What has been vividly demonstrated is that there is no way out of this war of attrition, bloodshed and mayhem under the present socioeconomic system. The revolution and the counter-revolution in Afghanistan have exposed the absurdity of the Durand Line, artificially drawn in 1893 to dissect a living and dynamic nation of the Pashtuns. However, this also brings to the fore the reality that Afghanistan and Pakistan are integrally linked and only a unified revolutionary approach can overcome the religious and imperialist reactionary mayhem engulfing the whole region.

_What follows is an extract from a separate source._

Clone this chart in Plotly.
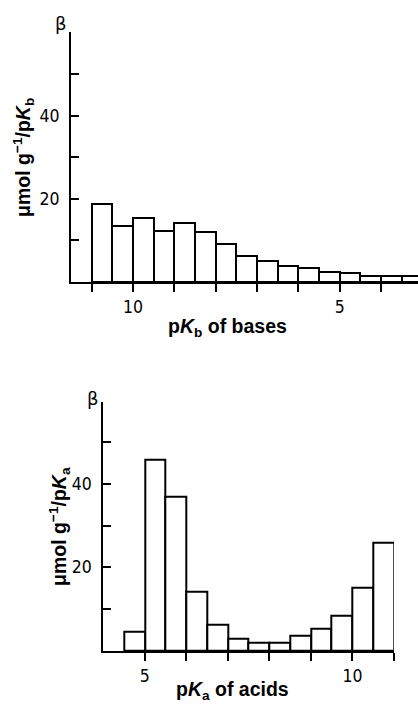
import plotly.graph_objects as go

# ---- data ----
# top panel: bases, bin centres (pKb) and beta values
pkb_centers = [10.75, 10.25, 9.75, 9.25, 8.75, 8.25, 7.75, 7.25, 6.75, 6.25, 5.75, 5.25, 4.75, 4.25, 3.75, 3.25]
beta_bases = [18.9, 13.5, 15.3, 12.2, 14.1, 12.0, 9.2, 6.2, 5.1, 3.8, 3.4, 2.5, 2.1, 1.4, 1.4, 1.5]

# bottom panel: acids, bin centres (pKa) and beta values
pka_centers = [4.75, 5.25, 5.75, 6.25, 6.75, 7.25, 7.75, 8.25, 8.75, 9.25, 9.75, 10.25, 10.75]
beta_acids = [4.6, 45.8, 36.9, 14.1, 6.4, 2.9, 2.1, 2.1, 3.6, 5.3, 8.5, 15.2, 25.9]

bin_width = 0.5

top_xticks_labeled = [10, 5]
top_xticks_all = [11, 10, 9, 8, 7, 6, 5, 4]
bot_xticks_labeled = [5, 10]
bot_xticks_all = [5, 6, 7, 8, 9, 10, 11]
yticks_labeled = [20, 40]
yticks_all = [10, 20, 30, 40, 50]

W, H = 418, 707


def px(x):
    return x / W


def py(y):
    return 1 - y / H


TICKFONT = dict(family="Liberation Sans Narrow, DejaVu Sans Condensed, Liberation Sans", size=17.5, color="black")
TITLEFONT = dict(family="Liberation Sans, Arial, sans-serif", size=19.5, color="black")

fig = go.Figure()
bar_style = dict(marker=dict(color="white", line=dict(color="black", width=2)), width=bin_width,
                 showlegend=False, hoverinfo="skip")
fig.add_trace(go.Bar(x=pkb_centers, y=beta_bases, xaxis="x", yaxis="y", **bar_style))
fig.add_trace(go.Bar(x=pka_centers, y=beta_acids, xaxis="x2", yaxis="y2", **bar_style))

common_x = dict(showgrid=False, zeroline=False, showline=True, linecolor="black", linewidth=2,
                ticks="outside", ticklen=8, tickwidth=2, tickcolor="black", tickfont=TICKFONT,
                ticklabelstandoff=0)
common_y = dict(showgrid=False, zeroline=False, showline=True, linecolor="black", linewidth=2,
                ticks="inside", ticklen=8, tickwidth=2, tickcolor="black", tickfont=TICKFONT,
                tickvals=yticks_labeled, ticklabelstandoff=6,
                minor=dict(tickvals=yticks_all, ticks="inside", ticklen=8, tickwidth=2,
                           tickcolor="black", showgrid=False))


def minor_x(vals):
    return dict(tickvals=vals, ticks="outside", ticklen=8, tickwidth=2, tickcolor="black", showgrid=False)


fig.update_layout(
    width=W, height=H, margin=dict(l=0, r=0, t=0, b=0),
    paper_bgcolor="white", plot_bgcolor="white", bargap=0,
    xaxis=dict(domain=[px(71), 1.0], range=[11.5, 3.104], anchor="y",
               tickvals=top_xticks_labeled, minor=minor_x(top_xticks_all), **common_x),
    yaxis=dict(domain=[py(282), py(32)], range=[0, 60.2], anchor="x", **common_y),
    xaxis2=dict(domain=[px(103.3), px(394)], range=[4, 11], anchor="y2",
                tickvals=bot_xticks_labeled, minor=minor_x(bot_xticks_all), **common_x),
    yaxis2=dict(domain=[py(651), py(401.7)], range=[0, 59.6], anchor="x2", **common_y),
)

annotations = [
    dict(x=px(228), y=py(327), text="<b>p<i>K</i><sub>b</sub> of bases</b>"),
    dict(x=px(232), y=py(690), text="<b>p<i>K</i><sub>a</sub> of acids</b>"),
    dict(x=px(24), y=py(158), text="<b>μmol g<sup>−1</sup>/p<i>K</i><sub>b</sub></b>", textangle=-90),
    dict(x=px(59), y=py(526), text="<b>μmol g<sup>−1</sup>/p<i>K</i><sub>a</sub></b>", textangle=-90),
]
for a in annotations:
    fig.add_annotation(xref="paper", yref="paper", showarrow=False, font=TITLEFONT,
                       xanchor="center", yanchor="middle", **a)

for (bx, by) in [(61, 24), (92.5, 399)]:
    fig.add_annotation(xref="paper", yref="paper", x=px(bx), y=py(by), text="β", showarrow=False,
                       font=dict(family="DejaVu Sans, Liberation Sans", size=18, color="black"),
                       xanchor="center", yanchor="middle")

fig.write_html("out.html", config={"displayModeBar": False},
               post_script="document.body.style.margin='0';document.body.style.overflow='hidden';")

Noor Mohammad Tarakai, leader of the Saur Revolution, was unambiguous on the internationalist character of socialism to succeed and for the survival of revolutionary change. In a speech marking the first anniversary of the Saur Revolution on April 27, 1979, Noor Mohammed Tarakai thundered, “I congratulate my fellow countrymen, gallant soldiers, my Pashtun and Baloch brothers and the workers of Asia, Africa, Europe and the US on the first birthday of the Saur Revolution. The Saur Revolution is not limited to the workers and soldiers of Afghanistan. It is the revolution of the workers and oppressed masses of [the] whole world. This revolution, which was carried out by armed soldiers under the leadership of the Khalq Party, is a great success and a victory for workers all over the world. The great October Revolution of 1917 shook the whole world. That revolution is a source of guidance and inspiration for our revolution, which once again has begun to shake the planet.” This is the real essence of the Saur Revolution and a message to the new generation of workers and oppressed masses of the region, and far beyond. Nothing less than a socialist revolution can deliver the region from this harrowing episode of wars, mayhem, bloodshed, poverty, misery and deprivation.